ENFNTSTERRIBLES

28 Jan
Music

INTERVIEW: Eefje De Visser Talks Fourth Studio Album ‘Bitterzoet’

The world has about 9.000 different languages, but there’s only one language that brings us all together and that’s music. Dutch singer Eefje De Visser rose to stardom because of her wonderful first three albums, but it’s her brand new album ‘Bitterzoet’ that keeps everyone talking. You don’t need to understand a single word to hear the beauty of her music, so it isn’t an understatement if we say that Eefje De Visser is one of the best artists of the moment. After we visited the music video shoot of ‘Bitterzoet, we sat down with her to talk about the new album.

You grew up in The Netherlands, but you’re living in Belgium now because of your boyfriend. Which country do you like the most?

It changes. The thing that is interesting is that when you leave your own country and culture, you realize how that culture shaped you as a person. By moving to Belgium, I kind of had the opportunity to choose some elements of my Dutch roots that I wanted to keep, but also add some things from the Belgians that I like. I want the best of both worlds.

Although your music is Dutch, it does sound very international to us. How would you explain this? 

First of all, thanks! That’s one of my goals. I really want to make it sound universal. In the West, we all grew up with very western music. Which is not bad. Us Dutch-speaking people are also affected by music from other cultures and languages. So I definitely believe it can be the other way around too. I think it’s very interesting how a song can touch you, even if you don’t understand the lyrics. Look at Rosalía! We understand her songs, even though we don’t speak her language.
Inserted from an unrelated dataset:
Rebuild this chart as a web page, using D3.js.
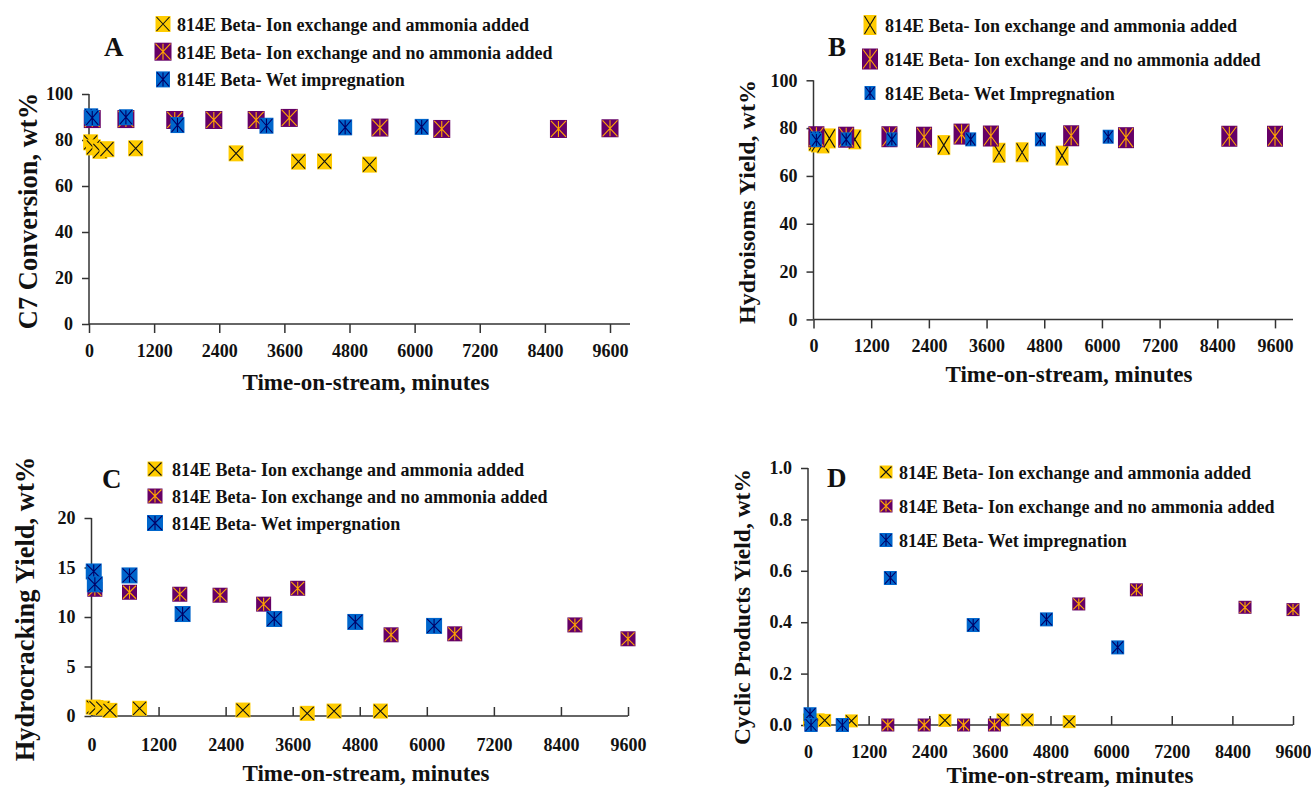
<!DOCTYPE html>
<html>
<head>
<meta charset="utf-8">
<script src="https://cdn.jsdelivr.net/npm/d3@7"></script>
<style>
  html, body { margin: 0; padding: 0; background: #fff; }
  svg { display: block; }
  text { font-family: "Liberation Serif", "Times New Roman", Times, serif; font-weight: bold; fill: #111; }
</style>
</head>
<body>
<svg id="chart" width="1311" height="788"></svg>
<script>
// ---- data: time-on-stream (minutes) for each catalyst preparation ----
const timesAmmonia   = [30, 80, 200, 330, 860, 2710, 3860, 4340, 5170];
const timesNoAmmonia = [60, 680, 1580, 2300, 3080, 3690, 5360, 6500, 8650, 9600];
const timesWet       = [40, 60, 680, 1630, 3270, 4720, 6130];

// A: C7 conversion, wt%
const convAmmonia   = [79, 76.8, 75.3, 76, 76.4, 74.2, 70.6, 70.7, 69.3];
const convNoAmmonia = [89.1, 89.1, 88.7, 88.7, 88.7, 89.6, 85.4, 84.8, 84.8, 85.1];
const convWet       = [90.3, 89.6, 89.9, 86.5, 86.2, 85.5, 85.7];

// B: hydroisomers yield, wt%
const isoAmmonia   = [74.5, 74, 73.6, 75.7, 75.3, 72.9, 69.7, 69.9, 68.5];
const isoNoAmmonia = [76.4, 76.2, 76.4, 76.2, 77.5, 76.7, 76.8, 76, 76.6, 76.6];
const isoWet       = [75.7, 75, 75.3, 75.3, 75.3, 75.3, 76.4];

// C: hydrocracking yield, wt%
const crackAmmonia   = [0.9, 0.85, 0.8, 0.57, 0.78, 0.6, 0.27, 0.5, 0.5];
const crackNoAmmonia = [12.8, 12.5, 12.3, 12.2, 11.3, 12.9, 8.2, 8.3, 9.2, 7.8];
const crackWet       = [14.6, 13.3, 14.2, 10.3, 9.8, 9.5, 9.1];

// D: cyclic products yield, wt%
const cycAmmonia   = [0.02, 0.015, 0.02, 0.018, 0.016, 0.018, 0.02, 0.02, 0.013];
const cycNoAmmonia = [0, 0, 0, 0, 0, 0, 0.471, 0.526, 0.458, 0.449];
const cycWet       = [0.042, 0, 0, 0.572, 0.389, 0.411, 0.302];

const xTickValues = [0, 1200, 2400, 3600, 4800, 6000, 7200, 8400, 9600];
const legendAmmonia   = "814E Beta- Ion exchange and ammonia added";
const legendNoAmmonia = "814E Beta- Ion exchange and no ammonia added";

// ---- marker styles ----
const STYLE = {
  ammonia:   { fill: "#FFCC00", stroke: "#111111", star: false },
  noAmmonia: { fill: "#660066", stroke: "#FFA500", star: true },
  wet:       { fill: "#0066CC", stroke: "#000066", star: true }
};

function zip(times, values) { return times.map((t, i) => ({ t, v: values[i] })); }

function drawMarker(sel, kind, w, h) {
  const s = STYLE[kind];
  sel.append("rect")
    .attr("x", -w / 2).attr("y", -h / 2).attr("width", w).attr("height", h)
    .attr("fill", s.fill);
  let d = `M${-w/2+1},${-h/2+1}L${w/2-1},${h/2-1}M${w/2-1},${-h/2+1}L${-w/2+1},${h/2-1}`;
  if (s.star) d += `M0,${-h/2+1}L0,${h/2-1}`;
  sel.append("path").attr("d", d).attr("stroke", s.stroke).attr("stroke-width", 1.1).attr("fill", "none");
}

const panels = [
  {
    letter: "A", letterPos: [104, 56],
    xr: [89, 610], axisEnd: 630, yr: [324, 94], yMax: 100, yTicks: [0, 20, 40, 60, 80, 100], fmt: d3.format("d"),
    tickUp: false, xPad: 11,
    yTitle: "C7 Conversion, wt%", yTitlePos: [28, 211], yTitleSize: 26.5,
    xTitlePos: [366, 390],
    legend: { x: 163, y: 24, dy: 27.7, tx: 177, wet: "814E Beta- Wet impregnation" },
    sizes: { ammonia: [15, 16], noAmmonia: [17, 18], wet: [14, 16] },
    series: { ammonia: zip(timesAmmonia, convAmmonia), noAmmonia: zip(timesNoAmmonia, convNoAmmonia), wet: zip(timesWet, convWet) }
  },
  {
    letter: "B", letterPos: [828, 56],
    xr: [813.5, 1275], axisEnd: 1293, yr: [319.4, 80.3], yMax: 100, yTicks: [0, 20, 40, 60, 80, 100], fmt: d3.format("d"),
    tickUp: false, xPad: 11,
    yTitle: "Hydroisoms Yield, wt%", yTitlePos: [747, 202], yTitleSize: 24,
    xTitlePos: [1069, 382],
    legend: { x: 870, y: 25, dy: 34, tx: 885, wet: "814E Beta- Wet Impregnation" },
    sizes: { ammonia: [13, 20], noAmmonia: [16, 21], wet: [11, 14] },
    series: { ammonia: zip(timesAmmonia, isoAmmonia), noAmmonia: zip(timesNoAmmonia, isoNoAmmonia), wet: zip(timesWet, isoWet) }
  },
  {
    letter: "C", letterPos: [102, 488],
    xr: [91.5, 628], axisEnd: 628, yr: [716, 518], yMax: 20, yTicks: [0, 5, 10, 15, 20], fmt: d3.format("d"),
    tickUp: true, xPad: 22,
    yTitle: "Hydrocracking Yield, wt%", yTitlePos: [25, 609], yTitleSize: 26.5,
    xTitlePos: [366, 781],
    legend: { x: 155, y: 469, dy: 27, tx: 172, wet: "814E Beta- Wet impergnation" },
    sizes: { ammonia: [15, 15], noAmmonia: [15, 15], wet: [16, 16] },
    series: { ammonia: zip(timesAmmonia, crackAmmonia), noAmmonia: zip(timesNoAmmonia, crackNoAmmonia), wet: zip(timesWet, crackWet) }
  },
  {
    letter: "D", letterPos: [827, 487],
    xr: [808, 1293], axisEnd: 1293, yr: [725, 468], yMax: 1, yTicks: [0, 0.2, 0.4, 0.6, 0.8, 1.0], fmt: d3.format(".1f"),
    tickUp: true, xPad: 20,
    yTitle: "Cyclic Products Yield, wt%", yTitlePos: [742, 607], yTitleSize: 23.5,
    xTitlePos: [1070, 783],
    legend: { x: 886, y: 472, dy: 34, tx: 899, wet: "814E Beta- Wet impregnation" },
    sizes: { ammonia: [13, 13], noAmmonia: [13, 13], wet: [13, 14] },
    series: { ammonia: zip(timesAmmonia, cycAmmonia), noAmmonia: zip(timesNoAmmonia, cycNoAmmonia), wet: zip(timesWet, cycWet) }
  }
];

const svg = d3.select("#chart");
const AXIS_COLOR = "#333";

panels.forEach(p => {
  const g = svg.append("g");
  const x = d3.scaleLinear().domain([0, 9600]).range(p.xr);
  const y = d3.scaleLinear().domain([0, p.yMax]).range(p.yr);

  // y axis
  const yAxis = d3.axisLeft(y).tickValues(p.yTicks).tickFormat(p.fmt).tickSizeInner(7).tickSizeOuter(0).tickPadding(9);
  const gy = g.append("g").attr("transform", `translate(${p.xr[0]},0)`).call(yAxis);

  // x axis
  const xAxis = d3.axisBottom(x).tickValues(xTickValues).tickFormat(d3.format("d"))
    .tickSizeInner(p.tickUp ? -9 : 9).tickSizeOuter(0).tickPadding(p.xPad);
  const gx = g.append("g").attr("transform", `translate(0,${p.yr[0]})`).call(xAxis);

  [gx, gy].forEach(a => {
    a.attr("font-family", null).attr("font-size", null);
    a.select(".domain").remove();
    a.selectAll(".tick line").attr("stroke", AXIS_COLOR).attr("stroke-width", 1.5);
    a.selectAll(".tick text").attr("font-size", 18).attr("fill", "#111");
  });
  g.append("line").attr("x1", p.xr[0]).attr("x2", p.xr[0]).attr("y1", p.yr[0]).attr("y2", p.yr[1])
    .attr("stroke", AXIS_COLOR).attr("stroke-width", 1.5);
  g.append("line").attr("x1", p.xr[0]).attr("x2", p.axisEnd).attr("y1", p.yr[0]).attr("y2", p.yr[0])
    .attr("stroke", AXIS_COLOR).attr("stroke-width", 1.5);

  // titles
  g.append("text").attr("x", p.xTitlePos[0]).attr("y", p.xTitlePos[1])
    .attr("text-anchor", "middle").attr("font-size", 23).text("Time-on-stream, minutes");
  g.append("text").attr("transform", `translate(${p.yTitlePos[0]},${p.yTitlePos[1]}) rotate(-90)`)
    .attr("text-anchor", "middle").attr("dominant-baseline", "central").attr("font-size", p.yTitleSize).text(p.yTitle);
  g.append("text").attr("x", p.letterPos[0]).attr("y", p.letterPos[1]).attr("font-size", 27).text(p.letter);

  // points
  ["ammonia", "noAmmonia", "wet"].forEach(kind => {
    const [w, h] = p.sizes[kind];
    g.append("g").selectAll("g").data(p.series[kind]).join("g")
      .attr("transform", d => `translate(${x(d.t)},${y(d.v)})`)
      .each(function () { drawMarker(d3.select(this), kind, w, h); });
  });

  // legend
  const labels = { ammonia: legendAmmonia, noAmmonia: legendNoAmmonia, wet: p.legend.wet };
  ["ammonia", "noAmmonia", "wet"].forEach((kind, i) => {
    const cy = p.legend.y + i * p.legend.dy;
    const [w, h] = p.sizes[kind];
    const lg = g.append("g").attr("transform", `translate(${p.legend.x},${cy})`);
    drawMarker(lg, kind, w, h);
    g.append("text").attr("x", p.legend.tx).attr("y", cy + 7).attr("font-size", 18).text(labels[kind]);
  });
});
</script>
</body>
</html>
I think it’s important to put the main focus on the music and not the lyrics. I mean, lyrics are always important. It gives an extra dimension to a song, but it doesn’t come in the first place. I would rather like to translate my music through a feeling than through words. I want my song texts to really flow with the music, as if you almost can’t understand what I’m saying. Some people complain about not understanding every word I sing, but I do that on purpose. Also, when I try to translate my songs into English, it feels like I’m loosing something. I tried it, but it didn’t necessarily make the song better.

You’re focusing a lot on the visuals surrounding the album, like the videos and shoots. Why is that?

I’m a very visual person myself. I want to create a world around my music and not just release the music. Kate Bush is a great example for me when I think about visuals and creating something more than just the music. Madonna, Micheal Jackson, Solange, Rosalía as well. It’s something I had to grow into. I needed to find the right team, because it’s a lot of work. But I think I found it now. My team is bigger and better, so they are perfectly capable of supporting my vision and I love working with them and creating nice visuals.

Your fourth studio album is now being released four years after your last album. How have you changed in those four years? 

A lot! (laughs) I moved to Belgium, met a lot of new people and discovered a completely new scene. There is a very rich and inspiring scene here in Belgium like Tamino, Sylvie Kreusch, Deus, Balthazar, Soulwax, Charlotte Adigery, Oscar and the Wolf and Tsar B. I just love the music scene in Belgium. Combining that with my network in the Netherlands was something very interesting. But I also just took some time to figure out how to make this new album. I really wanted to bring something new. I took my songwriting back to the basics, which makes it more pure, I think.

I had a need for renewal, even though I still stand behind my old albums. I still really like complex songwriting, but I didn’t want to repeat myself. Bitterzoet still has songs with complex songwriting, I’ll never completely let go of that style. 

“Bitterzoet” is one of the songs on the album, but it’s also the title. Why? 

It has a lot of meanings. It also reminds me of a drink and escapism. Wanting to escape from reality. It’s also a way for me to deal with reality. It just fitted the album for many reasons. That duality keeps coming back on the album. When contradictions meet one another it forms tension, colorfulness… Think, for example, about where day and night meet one another. A sunset is a beautiful color explosion, that image reappears a lot on the album. I wanted to make people hear that surrealistic feeling of a twilight zone, and the drunkenness of alcohol.

Was Bitterzoet a difficult album to make? 

Yes, it was very hard. (laughs) I had a feeling it wasn’t working for a long time. I made this record with my boyfriend who really got to give his own twist to it. I wanted it to feel like an ’80s soundtrack, while flirting with the pop genre. The record has a very dark side, but it’s still approachable, I think, that was my intention.

“Stilstand” is one of our favorite songs. What’s the song about? 

I feel like the meaning of that song is very clear. It’s not about a certain person, but rather about something people do. It’s about not living life and people who want to duck away from life. Escapism. I see a lot of pain around me and I have been in a lot of pain myself. It’s something that drags you down in a way. A lot of my songs are about that.

 

Eefje De Visser’s new album ‘Bitterzoet’ is out now on all streaming services.